WORK TO DO - Do not repeat pictures. Repeat exactly the lines of the listing below from its first line through the line with "import seaborn as sns".

========================================================================

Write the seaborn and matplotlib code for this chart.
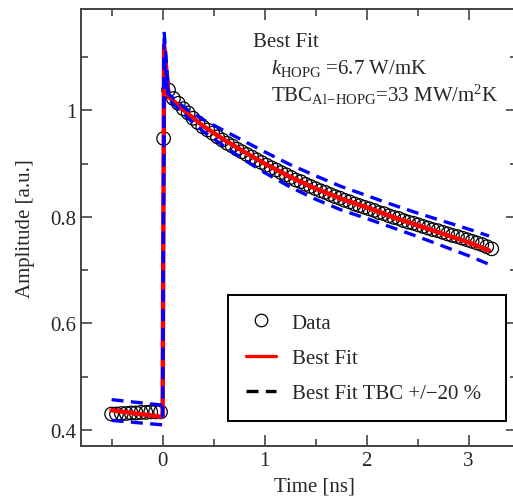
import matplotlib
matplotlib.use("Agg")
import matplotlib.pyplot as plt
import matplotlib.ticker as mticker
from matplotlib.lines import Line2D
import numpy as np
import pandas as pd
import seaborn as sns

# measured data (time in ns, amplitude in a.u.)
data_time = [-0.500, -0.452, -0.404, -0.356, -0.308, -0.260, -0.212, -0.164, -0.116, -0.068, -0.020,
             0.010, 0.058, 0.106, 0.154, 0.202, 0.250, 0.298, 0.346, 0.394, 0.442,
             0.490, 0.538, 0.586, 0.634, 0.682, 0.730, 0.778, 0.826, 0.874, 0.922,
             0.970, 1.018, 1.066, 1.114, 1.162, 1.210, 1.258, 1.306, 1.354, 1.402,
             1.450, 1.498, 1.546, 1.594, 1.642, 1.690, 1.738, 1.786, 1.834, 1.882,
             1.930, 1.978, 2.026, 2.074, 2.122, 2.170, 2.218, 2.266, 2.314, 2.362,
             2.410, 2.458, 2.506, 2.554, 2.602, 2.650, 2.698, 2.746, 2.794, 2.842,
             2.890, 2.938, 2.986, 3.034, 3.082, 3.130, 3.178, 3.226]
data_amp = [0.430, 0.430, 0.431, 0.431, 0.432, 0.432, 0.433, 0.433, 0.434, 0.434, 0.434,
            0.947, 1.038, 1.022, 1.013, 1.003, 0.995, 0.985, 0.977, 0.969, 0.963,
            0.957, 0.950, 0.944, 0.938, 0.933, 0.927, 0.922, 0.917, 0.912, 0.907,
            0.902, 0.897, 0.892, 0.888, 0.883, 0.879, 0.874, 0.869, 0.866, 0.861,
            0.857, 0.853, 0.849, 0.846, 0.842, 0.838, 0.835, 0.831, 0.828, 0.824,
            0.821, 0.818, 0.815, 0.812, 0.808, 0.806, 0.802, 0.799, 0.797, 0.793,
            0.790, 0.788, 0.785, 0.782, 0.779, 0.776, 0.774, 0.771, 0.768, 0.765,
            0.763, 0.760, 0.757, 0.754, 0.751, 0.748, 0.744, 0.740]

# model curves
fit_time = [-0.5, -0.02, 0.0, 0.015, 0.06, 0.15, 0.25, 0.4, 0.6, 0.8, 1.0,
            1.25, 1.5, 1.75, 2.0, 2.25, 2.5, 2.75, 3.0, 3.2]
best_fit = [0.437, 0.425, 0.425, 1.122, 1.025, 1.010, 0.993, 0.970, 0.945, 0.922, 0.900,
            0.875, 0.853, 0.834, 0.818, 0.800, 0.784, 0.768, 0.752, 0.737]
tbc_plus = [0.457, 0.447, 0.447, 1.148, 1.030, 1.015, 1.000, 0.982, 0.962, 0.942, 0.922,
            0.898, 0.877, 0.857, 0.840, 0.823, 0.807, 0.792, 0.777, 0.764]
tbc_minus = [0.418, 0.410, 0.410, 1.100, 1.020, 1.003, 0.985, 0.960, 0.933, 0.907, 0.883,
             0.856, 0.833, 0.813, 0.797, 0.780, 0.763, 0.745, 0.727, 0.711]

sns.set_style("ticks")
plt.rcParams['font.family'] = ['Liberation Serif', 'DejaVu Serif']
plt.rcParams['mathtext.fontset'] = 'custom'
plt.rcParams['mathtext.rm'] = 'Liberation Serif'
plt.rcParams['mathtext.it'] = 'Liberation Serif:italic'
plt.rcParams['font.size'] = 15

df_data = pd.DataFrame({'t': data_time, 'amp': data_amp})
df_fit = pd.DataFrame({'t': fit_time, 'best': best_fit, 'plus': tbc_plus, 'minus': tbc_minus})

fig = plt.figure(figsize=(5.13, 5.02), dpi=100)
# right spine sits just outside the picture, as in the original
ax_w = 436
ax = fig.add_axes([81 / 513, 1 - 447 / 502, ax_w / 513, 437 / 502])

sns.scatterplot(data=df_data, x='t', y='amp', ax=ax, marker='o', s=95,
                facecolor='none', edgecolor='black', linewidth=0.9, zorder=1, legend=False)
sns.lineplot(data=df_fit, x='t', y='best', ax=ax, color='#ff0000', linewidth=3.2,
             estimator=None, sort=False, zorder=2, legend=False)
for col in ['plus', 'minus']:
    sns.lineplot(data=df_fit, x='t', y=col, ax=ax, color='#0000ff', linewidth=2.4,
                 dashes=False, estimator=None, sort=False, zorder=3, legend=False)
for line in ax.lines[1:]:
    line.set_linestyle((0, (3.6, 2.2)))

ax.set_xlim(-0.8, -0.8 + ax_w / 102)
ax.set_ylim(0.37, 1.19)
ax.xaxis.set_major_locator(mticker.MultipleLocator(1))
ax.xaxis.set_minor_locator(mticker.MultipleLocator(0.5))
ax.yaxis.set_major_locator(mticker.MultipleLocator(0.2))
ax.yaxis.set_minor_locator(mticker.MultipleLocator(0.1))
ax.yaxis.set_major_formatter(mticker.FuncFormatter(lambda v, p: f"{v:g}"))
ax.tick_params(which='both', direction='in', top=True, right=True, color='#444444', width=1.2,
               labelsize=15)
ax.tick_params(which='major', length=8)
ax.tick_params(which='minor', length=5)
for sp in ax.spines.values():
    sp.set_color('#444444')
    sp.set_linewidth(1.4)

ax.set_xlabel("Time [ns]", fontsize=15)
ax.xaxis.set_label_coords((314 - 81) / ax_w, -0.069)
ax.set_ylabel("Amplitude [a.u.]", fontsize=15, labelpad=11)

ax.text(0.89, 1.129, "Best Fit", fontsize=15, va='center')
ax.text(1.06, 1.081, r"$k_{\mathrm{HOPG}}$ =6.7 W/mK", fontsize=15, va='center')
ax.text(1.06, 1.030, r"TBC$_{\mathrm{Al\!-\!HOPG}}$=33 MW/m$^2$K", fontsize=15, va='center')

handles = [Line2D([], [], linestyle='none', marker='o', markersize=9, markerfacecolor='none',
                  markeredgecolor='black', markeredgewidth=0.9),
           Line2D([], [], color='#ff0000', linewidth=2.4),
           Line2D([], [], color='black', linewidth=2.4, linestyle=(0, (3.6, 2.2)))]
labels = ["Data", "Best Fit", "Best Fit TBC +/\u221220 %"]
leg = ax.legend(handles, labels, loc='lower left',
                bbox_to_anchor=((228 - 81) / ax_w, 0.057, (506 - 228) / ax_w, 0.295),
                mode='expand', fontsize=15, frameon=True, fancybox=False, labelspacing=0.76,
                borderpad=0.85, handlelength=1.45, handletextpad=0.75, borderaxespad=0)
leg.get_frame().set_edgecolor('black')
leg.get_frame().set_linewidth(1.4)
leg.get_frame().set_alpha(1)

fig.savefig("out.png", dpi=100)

========================================================================

RESULT FOR THIS EXERCISE -
Write the seaborn and matplotlib code for this chart.
import matplotlib
matplotlib.use("Agg")
import matplotlib.pyplot as plt
import matplotlib.ticker as mticker
from matplotlib.lines import Line2D
import numpy as np
import pandas as pd
import seaborn as sns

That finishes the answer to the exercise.